Aparentemente, hace algunas décadas que disfrutamos de un marco legal o cancha de juego que se llama Constitución. Sin embargo, subsisten esquinas, recovecos y alcantarillados, obstáculos importantes, que no dejan fluir esas aguas limpiamente. En suma, somos rehenes de una mentalidad de alpargata tradicionalista en la era de los ordenadores.
Es el caso de cómo van de la mano aún hoy el Estado y la roma Iglesia de Roma. En lugar de estar separados y roto el vínculo indisoluble que les unía en el pasado dictatorial.
Precisamente en alguno de los salmos principales de la Carta Magna se consagra sin dudas la aconfesionalidad del Estado. Se dice textualmente que el Estado es una cosa y la religión otra esfera distinta. Un universo paralelo y de opción individual. Por esa razón ninguna iglesia o congregación tiene derecho a incluir a ningún ciudadano sin su consentimiento en sus macumbas o sacristías.
Eso es la teoría del bosque de leyes. En la práctica, la Iglesia católica obliga a todos los bautizados a permanecer en su seno aunque no lo quieran. Lo acaba de sancionar mediante una sentencia el Tribunal Supremo (ver sección contigua “Navegando”).
En tanto que garantes del Estado de Derecho a la española, una vez más los jueces han cardado la lana del conservadurismo invasor de los derechos individuales. Volvemos a ser ciudadanos con marcha atrás. En un alarde surrealista pero desdichadamente real, el Tribunal Supremo ha decidido respaldar a la jerarquía del clero en su tenaz negativa a borrar de los registros católicos a los apóstatas.
Lo laico es lo más inquietante para la púrpura.
Todo sea por nuestra salvación y por amor al cepillo monetario del gobierno socialista. Efectivamente, cuanto más numerosa es la grey más poderío a la hora de sentarse a la mesa de los pulsos presupuestarios.
Porque todo culto tiene su fuerza en el proselitismo estadístico. Tantos católicos, equivalen a tantas supuestas necesidades confesionales y a éstas les corresponde tanta pasta en definitiva. Por lo tanto, nada de permitir disidencias radicales, ni tachaduras en los libros de registro. Se desangrarían las arcas. Peligraría la pompa y la propaganda.

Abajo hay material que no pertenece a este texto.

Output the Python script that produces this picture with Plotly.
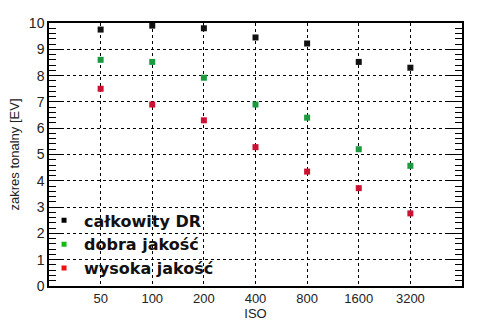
import plotly.graph_objects as go

iso = [50, 100, 200, 400, 800, 1600, 3200]
iso_labels = ["50", "100", "200", "400", "800", "1600", "3200"]
calkowity = [9.75, 9.9, 9.8, 9.45, 9.22, 8.52, 8.3]
dobra = [8.6, 8.52, 7.92, 6.9, 6.4, 5.2, 4.57]
wysoka = [7.5, 6.9, 6.3, 5.28, 4.35, 3.72, 2.76]

series = [
    ("całkowity DR", calkowity, "#111111", "#000000"),
    ("dobra jakość", dobra, "#1b9a40", "#11bb11"),
    ("wysoka jakość", wysoka, "#cc1133", "#ee1111"),
]

fig = go.Figure()
for name, vals, col, lcol in series:
    fig.add_trace(go.Scatter(x=iso, y=vals, mode="markers", name=name,
                             marker=dict(symbol="square", size=6, color=col, line=dict(width=0)),
                             showlegend=False))
for name, vals, col, lcol in series:
    fig.add_trace(go.Scatter(x=[None], y=[None], mode="markers", name=name,
                             marker=dict(symbol="square", size=5, color=lcol, line=dict(width=0))))

font = "Liberation Sans, Arial, sans-serif"
fig.update_layout(
    width=494, height=331,
    margin=dict(l=49, r=32, t=23, b=43),
    paper_bgcolor="white", plot_bgcolor="white",
    font=dict(family=font, size=13, color="#222"),
    showlegend=True,
    legend=dict(x=-0.012, y=0.158, xanchor="left", yanchor="middle",
                bgcolor="rgba(0,0,0,0)", borderwidth=0,
                font=dict(family="DejaVu Sans", size=16, color="#111", weight="bold"),
                itemwidth=30, tracegroupgap=0),
    xaxis=dict(type="log", range=[1.39794, 3.80618],
               tickvals=iso, ticktext=iso_labels,
               showline=True, linecolor="black", linewidth=1.5, mirror=True,
               ticks="", showgrid=True, gridcolor="black", griddash="dot", gridwidth=1,
               title=dict(text="ISO", font=dict(family=font, size=13), standoff=4),
               zeroline=False),
    yaxis=dict(range=[0, 10], dtick=1, tick0=0,
               showline=True, linecolor="black", linewidth=1.5, mirror="ticks",
               ticks="inside", ticklen=14, tickcolor="black", tickwidth=1,
               minor=dict(dtick=0.2, ticks="inside", ticklen=7, tickcolor="black", tickwidth=1, showgrid=False),
               showgrid=True, gridcolor="black", griddash="dot", gridwidth=1,
               title=dict(text="zakres tonalny [EV]", font=dict(family=font, size=13), standoff=6),
               tickfont=dict(family=font, size=14),
               zeroline=False),
)

fig.write_html("out.html")
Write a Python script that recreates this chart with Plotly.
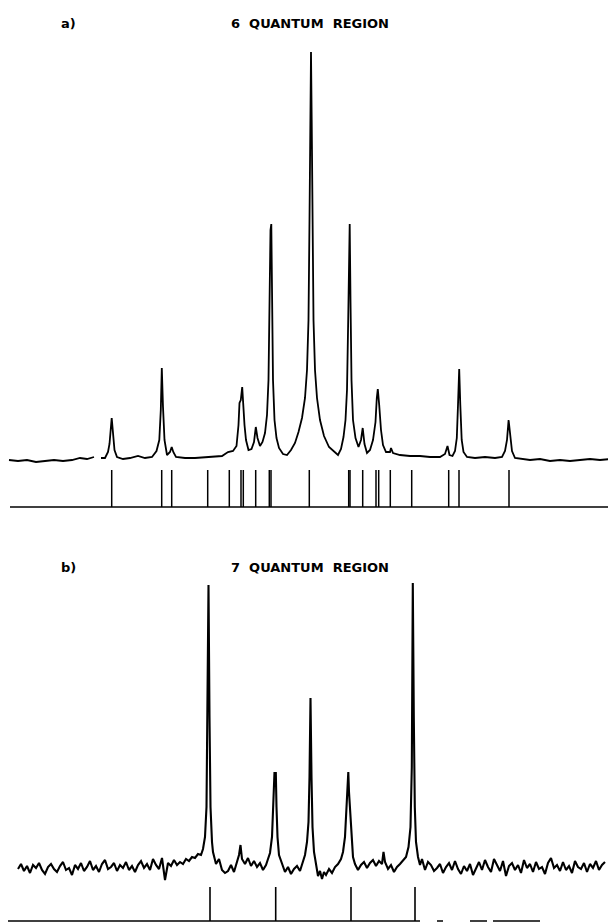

El problema de la Iglesia siempre es el mismo. Falta de seguridad en sus dogmas y carencia de confianza en sí misma. En su capacidad de convencimiento por las buenas. Si finalmente alguien decide entrar dentro, le reciben untuosamente con los brazos abiertos, pero si luego pretende salir encuentra las puertas selladas.
Todo por su bien. La Iglesia es una madre que siempre-siempre está dispuesta a salvarnos de nosotros mismos, de nuestras constantes imprudencias y enajenaciones ¿Cómo se puede renunciar al bien? Hay que estar locos. No se puede consentir jamás. Eso sería la condenación al infierno de las calderas de Pedro Botero. Vade retro. Siempre retro.
Volviendo a la perspectiva de la separación de poderes y a la consagración de los derechos de las personas a creer o a carecer de fe (eso que se llama vulgarmente democracia), en España permanecemos prisioneros de una tela de araña legal y absurda que firmaría sin dudar el propio Kafka.
Ello es posible por la confluencia de un gobierno en permanente retirada, ultratímido ante el bostezo despectivo de cualquier poder fáctico (la Iglesia católica lo es por antonomasia) y un clero feroz ultrazulado que sigue cavando sus trincheras en los privilegios nacidos de la Cruzada 36-39. Lo que nos tiene a los ciudadanos aprisionados y permanentemente zarandeados como ovejas en un aprisco bendito. Como en el reinado de Fernando VII y como siempre tropezando:¡Vivan las caenas!